As always, more suggestions for non-sex stuff:
- Ways to increase the tech level on owned planets, and a way to increase happiness other than "fitness propaganda."
- Tailor planest upgrades/edicts based on total population instead of just flat rates for everything. Low-pop colonies should be cheaper to develop than larger ones, but also pay more once developed. It's a balance.
- Option to duplicate surgery options as pharmacy options. You can do that now with body morphing, but I mean things like reward/punishment implants, fertility, etc. For example, instead of paying 25,000 for a fertility implant, also offer "fertility drugs" that just cost 25 per day. How long do you plan on keeping the slave or maintaining the treatment?
- Option to group owned colonies by solar system. Basically another folder layer, so instead of just a list of all colonies have option for "System names->click on system->shows colonies in just that system"
- A goddamn pause button - especially for the galaxy screen.
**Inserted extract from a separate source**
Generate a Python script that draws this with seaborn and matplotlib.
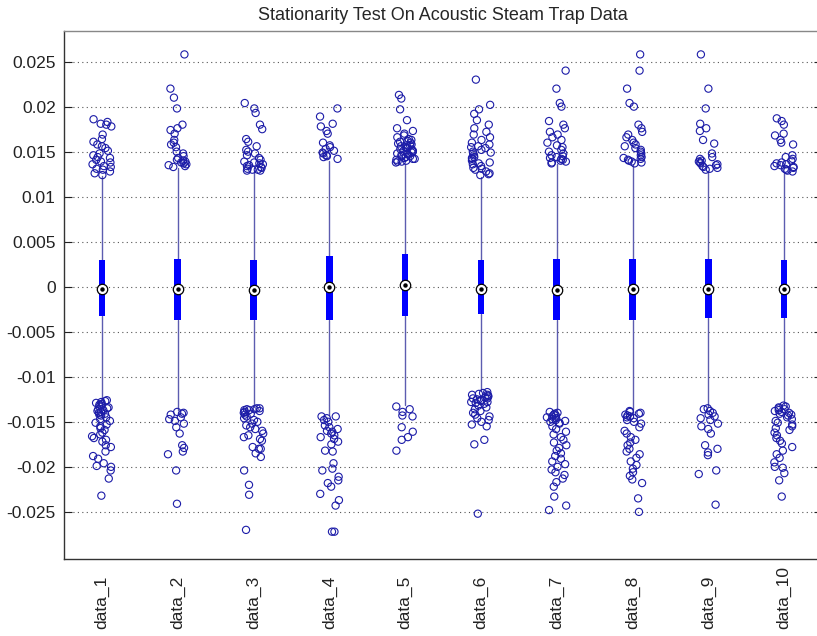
import numpy as np
import pandas as pd
import matplotlib
matplotlib.use("Agg")
import matplotlib.pyplot as plt
import matplotlib.transforms as mtransforms
import seaborn as sns

# ---------------------------------------------------------------
# data
# ---------------------------------------------------------------
labels = ["data_%d" % i for i in range(1, 11)]

medians = [-0.0002, -0.0002, -0.0004, 0.0000, 0.0002,
           -0.0002, -0.0004, -0.0002, -0.0002, -0.0002]
q1 = [-0.0033, -0.0037, -0.0037, -0.0037, -0.0033,
      -0.0030, -0.0037, -0.0037, -0.0035, -0.0035]
q3 = [0.0030, 0.0031, 0.0030, 0.0034, 0.0036,
      0.0030, 0.0031, 0.0031, 0.0031, 0.0030]
whisk_lo = [-0.0125, -0.0137, -0.0134, -0.0142, -0.0131,
            -0.0115, -0.0137, -0.0136, -0.0134, -0.0130]
whisk_hi = [0.0123, 0.0132, 0.0128, 0.0140, 0.0136,
            0.0122, 0.0136, 0.0135, 0.0129, 0.0127]

# outliers (upper and lower tails)
out_1 = [0.0186, 0.0183, 0.0181, 0.0180, 0.0178, 0.0169, 0.0164, 0.0161, 0.0158,
         0.0156, 0.0154, 0.0151, 0.0148, 0.0146, 0.0144, 0.0143, 0.0141, 0.0139,
         0.0138, 0.0136, 0.0134, 0.0133, 0.0131, 0.0130, 0.0128, 0.0126, 0.0124,
         -0.0126, -0.0127, -0.0128, -0.0129, -0.0130, -0.0131, -0.0132, -0.0133,
         -0.0134, -0.0135, -0.0136, -0.0137, -0.0138, -0.0139, -0.0140, -0.0141,
         -0.0142, -0.0143, -0.0145, -0.0147, -0.0149, -0.0151, -0.0153, -0.0155,
         -0.0157, -0.0159, -0.0162, -0.0164, -0.0166, -0.0168, -0.0170, -0.0172,
         -0.0176, -0.0178, -0.0183, -0.0188, -0.0191, -0.0196, -0.0199, -0.0200,
         -0.0204, -0.0213, -0.0232]
out_2 = [0.0258, 0.0220, 0.0210, 0.0198, 0.0180, 0.0176, 0.0174, 0.0170, 0.0163,
         0.0160, 0.0158, 0.0155, 0.0150, 0.0148, 0.0145, 0.0143, 0.0141, 0.0140,
         0.0139, 0.0138, 0.0137, 0.0136, 0.0135, 0.0134, 0.0133,
         -0.0139, -0.0140, -0.0141, -0.0142, -0.0145, -0.0147, -0.0149, -0.0152,
         -0.0156, -0.0163, -0.0176, -0.0179, -0.0183, -0.0186, -0.0204, -0.0241]
out_3 = [0.0204, 0.0198, 0.0193, 0.0180, 0.0175, 0.0164, 0.0161, 0.0156, 0.0152,
         0.0150, 0.0148, 0.0146, 0.0143, 0.0141, 0.0139, 0.0138, 0.0137, 0.0136,
         0.0135, 0.0134, 0.0133, 0.0132, 0.0131, 0.0130, 0.0130, 0.0129, 0.0129,
         -0.0135, -0.0135, -0.0136, -0.0136, -0.0137, -0.0137, -0.0138, -0.0139,
         -0.0140, -0.0141, -0.0142, -0.0144, -0.0146, -0.0148, -0.0150, -0.0152,
         -0.0154, -0.0156, -0.0158, -0.0160, -0.0163, -0.0165, -0.0167, -0.0169,
         -0.0171, -0.0178, -0.0180, -0.0180, -0.0185, -0.0189, -0.0204, -0.0220,
         -0.0231, -0.0270]
out_4 = [0.0198, 0.0189, 0.0181, 0.0178, 0.0173, 0.0170, 0.0160, 0.0157, 0.0155,
         0.0153, 0.0151, 0.0149, 0.0148, 0.0146, 0.0145, 0.0144, 0.0142,
         -0.0144, -0.0144, -0.0146, -0.0148, -0.0150, -0.0154, -0.0156, -0.0158,
         -0.0160, -0.0161, -0.0163, -0.0165, -0.0167, -0.0169, -0.0172, -0.0175,
         -0.0182, -0.0183, -0.0196, -0.0202, -0.0204, -0.0211, -0.0215, -0.0218,
         -0.0222, -0.0230, -0.0237, -0.0243, -0.0272, -0.0272]
out_5 = [0.0213, 0.0209, 0.0197, 0.0185, 0.0176, 0.0173, 0.0170, 0.0168, 0.0166,
         0.0164, 0.0163, 0.0162, 0.0161, 0.0160, 0.0159, 0.0158, 0.0157, 0.0156,
         0.0155, 0.0154, 0.0153, 0.0152, 0.0151, 0.0150, 0.0149, 0.0148, 0.0147,
         0.0146, 0.0145, 0.0144, 0.0143, 0.0142, 0.0141, 0.0140, 0.0139, 0.0138,
         0.0157, 0.0154, 0.0151, 0.0148, 0.0145, 0.0142, 0.0139,
         -0.0133, -0.0136, -0.0139, -0.0143, -0.0144, -0.0156, -0.0161, -0.0167,
         -0.0170, -0.0182]
out_6 = [0.0230, 0.0202, 0.0197, 0.0192, 0.0185, 0.0180, 0.0176, 0.0172, 0.0169,
         0.0166, 0.0163, 0.0160, 0.0158, 0.0156, 0.0154, 0.0152, 0.0150, 0.0148,
         0.0146, 0.0144, 0.0142, 0.0140, 0.0138, 0.0136, 0.0134, 0.0132, 0.0130,
         0.0128, 0.0126, 0.0124, 0.0155, 0.0149, 0.0143, 0.0137, 0.0131, 0.0125,
         -0.0117, -0.0118, -0.0119, -0.0120, -0.0121, -0.0122, -0.0123, -0.0124,
         -0.0125, -0.0126, -0.0127, -0.0128, -0.0129, -0.0130, -0.0132, -0.0134,
         -0.0136, -0.0138, -0.0140, -0.0142, -0.0144, -0.0146, -0.0148, -0.0150,
         -0.0153, -0.0155, -0.0120, -0.0124, -0.0128, -0.0170, -0.0175, -0.0252]
out_7 = [0.0240, 0.0220, 0.0204, 0.0200, 0.0184, 0.0180, 0.0176, 0.0172, 0.0169,
         0.0166, 0.0163, 0.0160, 0.0157, 0.0155, 0.0152, 0.0150, 0.0148, 0.0146,
         0.0145, 0.0144, 0.0143, 0.0142, 0.0141, 0.0140, 0.0139, 0.0138, 0.0137,
         -0.0139, -0.0140, -0.0141, -0.0142, -0.0143, -0.0144, -0.0145, -0.0146,
         -0.0147, -0.0148, -0.0149, -0.0150, -0.0151, -0.0152, -0.0155, -0.0158,
         -0.0161, -0.0164, -0.0167, -0.0170, -0.0173, -0.0176, -0.0179, -0.0182,
         -0.0185, -0.0188, -0.0191, -0.0194, -0.0197, -0.0200, -0.0203, -0.0206,
         -0.0209, -0.0213, -0.0217, -0.0222, -0.0233, -0.0243, -0.0248]
out_8 = [0.0258, 0.0240, 0.0220, 0.0204, 0.0200, 0.0180, 0.0176, 0.0172, 0.0169,
         0.0166, 0.0163, 0.0160, 0.0158, 0.0156, 0.0154, 0.0152, 0.0150, 0.0148,
         0.0146, 0.0144, 0.0143, 0.0142, 0.0141, 0.0140, 0.0139, 0.0138, 0.0137,
         -0.0138, -0.0139, -0.0140, -0.0141, -0.0142, -0.0143, -0.0144, -0.0145,
         -0.0146, -0.0148, -0.0150, -0.0152, -0.0156, -0.0160, -0.0163, -0.0167,
         -0.0170, -0.0173, -0.0176, -0.0180, -0.0183, -0.0186, -0.0190, -0.0194,
         -0.0198, -0.0202, -0.0206, -0.0210, -0.0214, -0.0218, -0.0235, -0.0250]
out_9 = [0.0258, 0.0220, 0.0198, 0.0181, 0.0176, 0.0173, 0.0163, 0.0159, 0.0148,
         0.0144, 0.0142, 0.0140, 0.0139, 0.0138, 0.0137, 0.0136, 0.0135, 0.0134,
         0.0133, 0.0132, 0.0131, 0.0130,
         -0.0135, -0.0136, -0.0138, -0.0140, -0.0142, -0.0144, -0.0146, -0.0148,
         -0.0152, -0.0155, -0.0158, -0.0163, -0.0176, -0.0180, -0.0184, -0.0187,
         -0.0204, -0.0208, -0.0242]
out_10 = [0.0187, 0.0184, 0.0180, 0.0170, 0.0168, 0.0163, 0.0160, 0.0158, 0.0146,
          0.0144, 0.0142, 0.0140, 0.0138, 0.0137, 0.0136, 0.0135, 0.0134, 0.0133,
          0.0132, 0.0131, 0.0130, 0.0129, 0.0128,
          -0.0132, -0.0133, -0.0134, -0.0135, -0.0136, -0.0137, -0.0138, -0.0139,
          -0.0140, -0.0141, -0.0142, -0.0143, -0.0145, -0.0147, -0.0149, -0.0151,
          -0.0153, -0.0155, -0.0157, -0.0159, -0.0162, -0.0165, -0.0168, -0.0171,
          -0.0174, -0.0178, -0.0182, -0.0186, -0.0190, -0.0195, -0.0200, -0.0201,
          -0.0207, -0.0215, -0.0233]
outliers = [out_1, out_2, out_3, out_4, out_5, out_6, out_7, out_8, out_9, out_10]

yticks = [0.025, 0.02, 0.015, 0.01, 0.005, 0, -0.005, -0.01, -0.015, -0.02, -0.025]

# ---------------------------------------------------------------
# figure
# ---------------------------------------------------------------
sns.set_style("white")
plt.rcParams["font.family"] = ["Liberation Sans", "DejaVu Sans"]

W, H = 817, 636
fig = plt.figure(figsize=(W / 100, H / 100), dpi=100)
ax = fig.add_axes([64 / W, 1 - 558.7 / H, 758 / W, (558.7 - 31) / H])

df = pd.DataFrame({
    "group": [lab for lab, vals in zip(labels, outliers) for _ in vals],
    "value": [v for vals in outliers for v in vals],
})

np.random.seed(7)  # jitter only
sns.stripplot(data=df, x="group", y="value", order=labels, ax=ax,
              jitter=0.13, size=5.2, color="#1c1ca8", facecolor="none",
              edgecolor="#1c1ca8", linewidth=0.8, zorder=3)
for c in ax.collections:
    c.set_facecolor("none")

# compact box: thick box, thin whiskers, no caps
stats = [dict(med=m, q1=a, q3=b, whislo=lo, whishi=hi, fliers=[])
         for m, a, b, lo, hi in zip(medians, q1, q3, whisk_lo, whisk_hi)]
pos = np.arange(len(labels))
ax.bxp(stats, positions=pos, widths=0.085, patch_artist=True,
       showcaps=False, showfliers=False, manage_ticks=False,
       boxprops=dict(facecolor="#0000ff", edgecolor="#0000ff", linewidth=0),
       whiskerprops=dict(color="#5c5cb0", linewidth=1.0),
       medianprops=dict(linewidth=0))
for c in ax.patches:
    c.set_zorder(2.5)

# median marker: white circle with black dot
ax.plot(pos, medians, "o", ms=7.5, mfc="white", mec="black", mew=0.9, zorder=4)
ax.plot(pos, medians, "o", ms=2.2, mfc="black", mec="black", zorder=5)

ax.set_xlim(-0.5, 9.5)
ax.set_ylim(-0.0302, 0.0284)
ax.set_yticks(yticks)
ax.set_yticklabels(["%g" % t for t in yticks])
ax.set_xticks(pos)
ax.set_xticklabels([])
ax.set_xlabel("")
ax.set_ylabel("")

# rotated category labels, bottom-aligned near the figure edge
trans = mtransforms.blended_transform_factory(ax.transData, fig.transFigure)
for p, lab in zip(pos, labels):
    ax.text(p, 7 / H, lab, transform=trans, rotation=90, ha="center",
            va="bottom", fontsize=12.5, color="#222222")

ax.yaxis.grid(True, linestyle=(0, (1, 3)), color="#555555", linewidth=0.8)
ax.xaxis.grid(False)
ax.tick_params(axis="y", direction="in", length=6, width=0.8,
               left=True, right=True, labelsize=12.5, pad=6, colors="#222222")
ax.tick_params(axis="x", length=0)
for s in ax.spines.values():
    s.set_color("#333333")
    s.set_linewidth(1.0)
ax.spines["top"].set_color("#888888")

ax.set_title("Stationarity Test On Acoustic Steam Trap Data", fontsize=13, pad=8)

fig.savefig("out.png", dpi=100)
- Ship damage should not automatically be exactly 50% of the purchase price of the ship. Make it variable, anywhere from 5% to 100% (i.e. lose the ship). This would come into play even more when you implement slaves as ship captains, later.
My last idea is a bit more complicated and ties into making the factory other than a linear cash-printing machine. Factories should need resources, and their revenue should be tied to the availability of those resources. Where do we get them from? Colonies. While high-tech colonies obviously have their own factories and generate more wealth straight to you, low-tech colonies could now be made economically rewarding because they have more raw resources that can be feed into your station's factories - lumber, minerals, food, water, etc. The locals aren't using it but maybe you can?
Again, using the whole "Build Points" idea from before, there is
so much that can be done via factories if you decide to go with this. So instead of raw credits have factories produce "build points" that can be used to purchase station upgrades, rooms and furniture. You could also use it to build and repair your fleet, rather than just throwing cash at everything. Later on, once that foundation is in place, you can expand the build points and factories into specific goods and link those to specific items. Naturally this plays into the laboratory & research tree idea. So now you've got low-grade metals, high-grade metals, crystals, plastics, food, pure water, hydrogen, inert gases, etc. Different items will require different amounts of each, and different rooms might consume them as well (like an eatery consuming food & water, or your fleet needing hydrogen as fuel to move around the map).
Why go through all this effort? Because once you add a research tree you can
strip away a lot of existing items and move them into the research tree instead. In other words, players would no longer be able to just go out and write a check for a battleship or a time machine - they'd have to actually built it themselves, because shit like that should
not be for sale no matter how libertarian society has become. Super high end stuff of all kinds should only become unlocks of technological advancement, and require more exotic materials to build. And this is where, at this next step of development, high-tech worlds aren't just cash machines but rather the places that give you the more exotic materials to work with. Example: Tech 8 = low-grade metals, water, food. Tech 30 = plastics, hydrogen, medicines. Tech 70 = exotic crystals, computer parts, cybernetics.
Of course you could always sell your surplus for cash, and probably should lest it just pile up forever. (For more on resources and production I suggest playing "Distant Worlds Universe," which does it this excellently).
But let's face it, if all you needed was lots of cash to conquer the galaxy then your rivals would have already done it by now. You, the player, should only be able to succeed where they didn't because you're thinking outside the box - your using your 100 Smarts slaves as researchers for stuff that they haven't thought of, yet. Your 100 Agility slaves are flying starfighters and racking up kills with ease. You're using your factories to make new kinds of weapons that your rivals just don't have because all they've been doing is piling up credits all their lives. Your station is the best because it's more than just a glorified brothel - it's a small city, with residents, goods & services, and a thriving internal marketplace of it's own. And to borrow a phrase from Stellaris: You're not just building out, you're building tall. You're developing your colonies, improving them, and by doing so giving your little empire more power projection than it's size alone would suggest.